(OBJECTIVE) Skip the pictures and repeat each line of the data exactly.

_____

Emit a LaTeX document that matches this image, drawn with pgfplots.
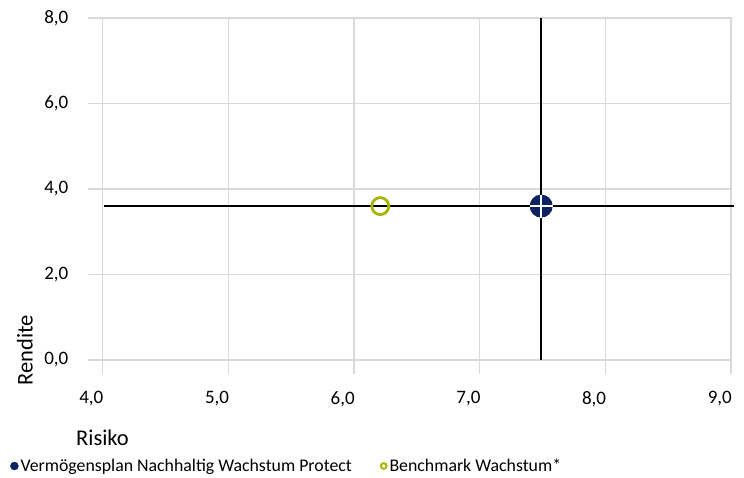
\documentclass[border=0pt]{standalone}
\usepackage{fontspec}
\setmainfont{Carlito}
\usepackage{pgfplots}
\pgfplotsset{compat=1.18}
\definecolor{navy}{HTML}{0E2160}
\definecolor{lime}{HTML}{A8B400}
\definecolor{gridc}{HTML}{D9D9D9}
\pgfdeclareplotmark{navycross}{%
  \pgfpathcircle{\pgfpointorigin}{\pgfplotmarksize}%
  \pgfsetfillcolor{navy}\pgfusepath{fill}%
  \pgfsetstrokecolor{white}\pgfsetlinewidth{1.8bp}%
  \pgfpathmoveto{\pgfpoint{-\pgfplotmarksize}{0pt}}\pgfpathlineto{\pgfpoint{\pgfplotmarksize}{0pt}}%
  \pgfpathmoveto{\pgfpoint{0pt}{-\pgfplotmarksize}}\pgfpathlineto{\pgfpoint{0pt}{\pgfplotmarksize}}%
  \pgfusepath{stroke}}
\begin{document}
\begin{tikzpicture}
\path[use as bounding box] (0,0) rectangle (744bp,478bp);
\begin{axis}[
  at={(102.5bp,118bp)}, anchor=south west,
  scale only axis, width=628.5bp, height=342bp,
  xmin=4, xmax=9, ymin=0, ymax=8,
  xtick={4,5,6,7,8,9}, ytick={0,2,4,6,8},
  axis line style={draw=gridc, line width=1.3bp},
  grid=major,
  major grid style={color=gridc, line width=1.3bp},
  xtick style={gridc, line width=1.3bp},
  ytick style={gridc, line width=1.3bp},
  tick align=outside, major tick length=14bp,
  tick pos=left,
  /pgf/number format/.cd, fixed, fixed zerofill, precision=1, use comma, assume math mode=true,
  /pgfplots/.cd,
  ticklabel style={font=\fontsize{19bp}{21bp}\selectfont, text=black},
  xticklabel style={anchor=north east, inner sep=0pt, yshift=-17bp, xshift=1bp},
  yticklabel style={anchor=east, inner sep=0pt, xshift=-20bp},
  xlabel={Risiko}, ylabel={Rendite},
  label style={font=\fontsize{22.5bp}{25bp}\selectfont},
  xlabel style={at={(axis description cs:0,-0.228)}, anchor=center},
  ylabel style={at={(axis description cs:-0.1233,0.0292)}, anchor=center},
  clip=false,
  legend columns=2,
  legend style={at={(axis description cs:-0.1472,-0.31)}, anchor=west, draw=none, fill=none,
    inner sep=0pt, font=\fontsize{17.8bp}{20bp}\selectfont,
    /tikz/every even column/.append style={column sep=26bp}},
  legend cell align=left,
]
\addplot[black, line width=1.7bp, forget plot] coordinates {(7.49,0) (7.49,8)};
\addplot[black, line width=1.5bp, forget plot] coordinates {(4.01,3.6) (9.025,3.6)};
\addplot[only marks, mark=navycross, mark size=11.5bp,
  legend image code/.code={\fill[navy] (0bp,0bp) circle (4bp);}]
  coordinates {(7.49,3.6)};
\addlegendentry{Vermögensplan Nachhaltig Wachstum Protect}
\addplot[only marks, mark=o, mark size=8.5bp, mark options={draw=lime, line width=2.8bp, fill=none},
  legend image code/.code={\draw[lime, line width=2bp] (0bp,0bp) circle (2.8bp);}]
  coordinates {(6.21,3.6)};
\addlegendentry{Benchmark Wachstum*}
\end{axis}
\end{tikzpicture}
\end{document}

_____

(WRITTEN SOLUTION)
Emit a LaTeX document that matches this image, drawn with pgfplots.
\documentclass[border=0pt]{standalone}
\usepackage{fontspec}
\setmainfont{Carlito}
\usepackage{pgfplots}
\pgfplotsset{compat=1.18}
\definecolor{navy}{HTML}{0E2160}
\definecolor{lime}{HTML}{A8B400}
\definecolor{gridc}{HTML}{D9D9D9}
\pgfdeclareplotmark{navycross}{%
  \pgfpathcircle{\pgfpointorigin}{\pgfplotmarksize}%
  \pgfsetfillcolor{navy}\pgfusepath{fill}%
  \pgfsetstrokecolor{white}\pgfsetlinewidth{1.8bp}%
  \pgfpathmoveto{\pgfpoint{-\pgfplotmarksize}{0pt}}\pgfpathlineto{\pgfpoint{\pgfplotmarksize}{0pt}}%
  \pgfpathmoveto{\pgfpoint{0pt}{-\pgfplotmarksize}}\pgfpathlineto{\pgfpoint{0pt}{\pgfplotmarksize}}%
  \pgfusepath{stroke}}
\begin{document}
\begin{tikzpicture}
\path[use as bounding box] (0,0) rectangle (744bp,478bp);
\begin{axis}[
  at={(102.5bp,118bp)}, anchor=south west,
  scale only axis, width=628.5bp, height=342bp,
  xmin=4, xmax=9, ymin=0, ymax=8,
  xtick={4,5,6,7,8,9}, ytick={0,2,4,6,8},
  axis line style={draw=gridc, line width=1.3bp},
  grid=major,
  major grid style={color=gridc, line width=1.3bp},
  xtick style={gridc, line width=1.3bp},
  ytick style={gridc, line width=1.3bp},
  tick align=outside, major tick length=14bp,
  tick pos=left,
  /pgf/number format/.cd, fixed, fixed zerofill, precision=1, use comma, assume math mode=true,
  /pgfplots/.cd,
  ticklabel style={font=\fontsize{19bp}{21bp}\selectfont, text=black},
  xticklabel style={anchor=north east, inner sep=0pt, yshift=-17bp, xshift=1bp},
  yticklabel style={anchor=east, inner sep=0pt, xshift=-20bp},
  xlabel={Risiko}, ylabel={Rendite},
  label style={font=\fontsize{22.5bp}{25bp}\selectfont},
  xlabel style={at={(axis description cs:0,-0.228)}, anchor=center},
  ylabel style={at={(axis description cs:-0.1233,0.0292)}, anchor=center},
  clip=false,
  legend columns=2,
  legend style={at={(axis description cs:-0.1472,-0.31)}, anchor=west, draw=none, fill=none,
    inner sep=0pt, font=\fontsize{17.8bp}{20bp}\selectfont,
    /tikz/every even column/.append style={column sep=26bp}},
  legend cell align=left,
]
\addplot[black, line width=1.7bp, forget plot] coordinates {(7.49,0) (7.49,8)};
\addplot[black, line width=1.5bp, forget plot] coordinates {(4.01,3.6) (9.025,3.6)};
\addplot[only marks, mark=navycross, mark size=11.5bp,
  legend image code/.code={\fill[navy] (0bp,0bp) circle (4bp);}]
  coordinates {(7.49,3.6)};
\addlegendentry{Vermögensplan Nachhaltig Wachstum Protect}
\addplot[only marks, mark=o, mark size=8.5bp, mark options={draw=lime, line width=2.8bp, fill=none},
  legend image code/.code={\draw[lime, line width=2bp] (0bp,0bp) circle (2.8bp);}]
  coordinates {(6.21,3.6)};
\addlegendentry{Benchmark Wachstum*}
\end{axis}
\end{tikzpicture}
\end{document}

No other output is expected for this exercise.